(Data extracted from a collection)
* START *

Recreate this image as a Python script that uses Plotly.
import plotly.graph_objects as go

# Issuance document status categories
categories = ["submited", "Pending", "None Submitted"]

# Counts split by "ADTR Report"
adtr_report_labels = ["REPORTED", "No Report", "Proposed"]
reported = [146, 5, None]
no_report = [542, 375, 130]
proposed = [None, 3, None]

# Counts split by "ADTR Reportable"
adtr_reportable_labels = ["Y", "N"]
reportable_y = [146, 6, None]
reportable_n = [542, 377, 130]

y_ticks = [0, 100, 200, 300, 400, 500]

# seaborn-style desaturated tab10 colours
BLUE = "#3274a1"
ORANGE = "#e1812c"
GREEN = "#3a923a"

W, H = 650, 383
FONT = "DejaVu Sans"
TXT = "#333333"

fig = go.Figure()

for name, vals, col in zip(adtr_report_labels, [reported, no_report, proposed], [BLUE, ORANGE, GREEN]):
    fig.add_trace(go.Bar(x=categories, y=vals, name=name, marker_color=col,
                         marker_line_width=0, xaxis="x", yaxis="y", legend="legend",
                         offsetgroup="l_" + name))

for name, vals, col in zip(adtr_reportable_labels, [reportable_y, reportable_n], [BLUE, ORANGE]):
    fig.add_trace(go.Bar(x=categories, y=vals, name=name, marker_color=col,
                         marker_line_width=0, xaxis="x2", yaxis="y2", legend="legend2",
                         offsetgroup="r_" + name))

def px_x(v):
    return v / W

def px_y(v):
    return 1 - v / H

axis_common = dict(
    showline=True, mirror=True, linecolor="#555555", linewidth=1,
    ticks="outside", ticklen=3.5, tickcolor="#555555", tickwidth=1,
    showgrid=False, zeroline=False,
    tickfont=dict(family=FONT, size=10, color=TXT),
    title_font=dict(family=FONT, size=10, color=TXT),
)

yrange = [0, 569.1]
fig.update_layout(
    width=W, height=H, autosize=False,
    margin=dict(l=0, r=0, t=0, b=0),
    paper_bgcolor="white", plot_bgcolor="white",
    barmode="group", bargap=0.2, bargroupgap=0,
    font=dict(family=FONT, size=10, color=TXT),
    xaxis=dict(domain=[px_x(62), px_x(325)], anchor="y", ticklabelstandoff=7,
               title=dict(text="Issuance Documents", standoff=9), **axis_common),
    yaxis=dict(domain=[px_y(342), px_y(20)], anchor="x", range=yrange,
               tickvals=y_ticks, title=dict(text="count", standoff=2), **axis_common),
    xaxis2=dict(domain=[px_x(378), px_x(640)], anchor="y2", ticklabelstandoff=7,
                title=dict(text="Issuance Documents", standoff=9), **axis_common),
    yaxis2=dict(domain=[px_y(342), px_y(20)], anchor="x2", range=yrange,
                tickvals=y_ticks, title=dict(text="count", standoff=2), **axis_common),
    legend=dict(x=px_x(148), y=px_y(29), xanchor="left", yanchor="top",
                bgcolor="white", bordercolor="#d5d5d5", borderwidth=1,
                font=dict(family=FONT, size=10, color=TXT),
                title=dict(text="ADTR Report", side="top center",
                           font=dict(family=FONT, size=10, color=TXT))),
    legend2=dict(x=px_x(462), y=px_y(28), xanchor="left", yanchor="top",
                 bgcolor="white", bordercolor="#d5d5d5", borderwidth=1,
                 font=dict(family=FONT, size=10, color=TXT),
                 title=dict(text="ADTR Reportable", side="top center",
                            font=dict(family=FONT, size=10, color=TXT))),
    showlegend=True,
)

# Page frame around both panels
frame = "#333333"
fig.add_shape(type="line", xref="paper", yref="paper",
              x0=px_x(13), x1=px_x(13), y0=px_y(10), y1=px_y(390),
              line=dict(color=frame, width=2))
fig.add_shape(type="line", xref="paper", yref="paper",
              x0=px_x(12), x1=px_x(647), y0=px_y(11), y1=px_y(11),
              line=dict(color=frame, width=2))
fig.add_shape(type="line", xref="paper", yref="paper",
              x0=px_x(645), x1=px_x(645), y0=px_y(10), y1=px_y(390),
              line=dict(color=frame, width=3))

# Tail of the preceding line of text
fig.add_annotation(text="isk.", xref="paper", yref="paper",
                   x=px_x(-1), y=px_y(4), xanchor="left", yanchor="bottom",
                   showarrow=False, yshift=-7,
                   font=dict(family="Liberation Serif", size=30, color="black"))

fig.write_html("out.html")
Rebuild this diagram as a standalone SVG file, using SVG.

* END *

• **STATED PROBLEM**
Copy out every entry again, exactly as it was given.

• **FINISHED EXERCISE**
Recreate this image as a Python script that uses Plotly.
import plotly.graph_objects as go

# Issuance document status categories
categories = ["submited", "Pending", "None Submitted"]

# Counts split by "ADTR Report"
adtr_report_labels = ["REPORTED", "No Report", "Proposed"]
reported = [146, 5, None]
no_report = [542, 375, 130]
proposed = [None, 3, None]

# Counts split by "ADTR Reportable"
adtr_reportable_labels = ["Y", "N"]
reportable_y = [146, 6, None]
reportable_n = [542, 377, 130]

y_ticks = [0, 100, 200, 300, 400, 500]

# seaborn-style desaturated tab10 colours
BLUE = "#3274a1"
ORANGE = "#e1812c"
GREEN = "#3a923a"

W, H = 650, 383
FONT = "DejaVu Sans"
TXT = "#333333"

fig = go.Figure()

for name, vals, col in zip(adtr_report_labels, [reported, no_report, proposed], [BLUE, ORANGE, GREEN]):
    fig.add_trace(go.Bar(x=categories, y=vals, name=name, marker_color=col,
                         marker_line_width=0, xaxis="x", yaxis="y", legend="legend",
                         offsetgroup="l_" + name))

for name, vals, col in zip(adtr_reportable_labels, [reportable_y, reportable_n], [BLUE, ORANGE]):
    fig.add_trace(go.Bar(x=categories, y=vals, name=name, marker_color=col,
                         marker_line_width=0, xaxis="x2", yaxis="y2", legend="legend2",
                         offsetgroup="r_" + name))

def px_x(v):
    return v / W

def px_y(v):
    return 1 - v / H

axis_common = dict(
    showline=True, mirror=True, linecolor="#555555", linewidth=1,
    ticks="outside", ticklen=3.5, tickcolor="#555555", tickwidth=1,
    showgrid=False, zeroline=False,
    tickfont=dict(family=FONT, size=10, color=TXT),
    title_font=dict(family=FONT, size=10, color=TXT),
)

yrange = [0, 569.1]
fig.update_layout(
    width=W, height=H, autosize=False,
    margin=dict(l=0, r=0, t=0, b=0),
    paper_bgcolor="white", plot_bgcolor="white",
    barmode="group", bargap=0.2, bargroupgap=0,
    font=dict(family=FONT, size=10, color=TXT),
    xaxis=dict(domain=[px_x(62), px_x(325)], anchor="y", ticklabelstandoff=7,
               title=dict(text="Issuance Documents", standoff=9), **axis_common),
    yaxis=dict(domain=[px_y(342), px_y(20)], anchor="x", range=yrange,
               tickvals=y_ticks, title=dict(text="count", standoff=2), **axis_common),
    xaxis2=dict(domain=[px_x(378), px_x(640)], anchor="y2", ticklabelstandoff=7,
                title=dict(text="Issuance Documents", standoff=9), **axis_common),
    yaxis2=dict(domain=[px_y(342), px_y(20)], anchor="x2", range=yrange,
                tickvals=y_ticks, title=dict(text="count", standoff=2), **axis_common),
    legend=dict(x=px_x(148), y=px_y(29), xanchor="left", yanchor="top",
                bgcolor="white", bordercolor="#d5d5d5", borderwidth=1,
                font=dict(family=FONT, size=10, color=TXT),
                title=dict(text="ADTR Report", side="top center",
                           font=dict(family=FONT, size=10, color=TXT))),
    legend2=dict(x=px_x(462), y=px_y(28), xanchor="left", yanchor="top",
                 bgcolor="white", bordercolor="#d5d5d5", borderwidth=1,
                 font=dict(family=FONT, size=10, color=TXT),
                 title=dict(text="ADTR Reportable", side="top center",
                            font=dict(family=FONT, size=10, color=TXT))),
    showlegend=True,
)

# Page frame around both panels
frame = "#333333"
fig.add_shape(type="line", xref="paper", yref="paper",
              x0=px_x(13), x1=px_x(13), y0=px_y(10), y1=px_y(390),
              line=dict(color=frame, width=2))
fig.add_shape(type="line", xref="paper", yref="paper",
              x0=px_x(12), x1=px_x(647), y0=px_y(11), y1=px_y(11),
              line=dict(color=frame, width=2))
fig.add_shape(type="line", xref="paper", yref="paper",
              x0=px_x(645), x1=px_x(645), y0=px_y(10), y1=px_y(390),
              line=dict(color=frame, width=3))

# Tail of the preceding line of text
fig.add_annotation(text="isk.", xref="paper", yref="paper",
                   x=px_x(-1), y=px_y(4), xanchor="left", yanchor="bottom",
                   showarrow=False, yshift=-7,
                   font=dict(family="Liberation Serif", size=30, color="black"))

fig.write_html("out.html")
Rebuild this diagram as a standalone SVG file, using SVG.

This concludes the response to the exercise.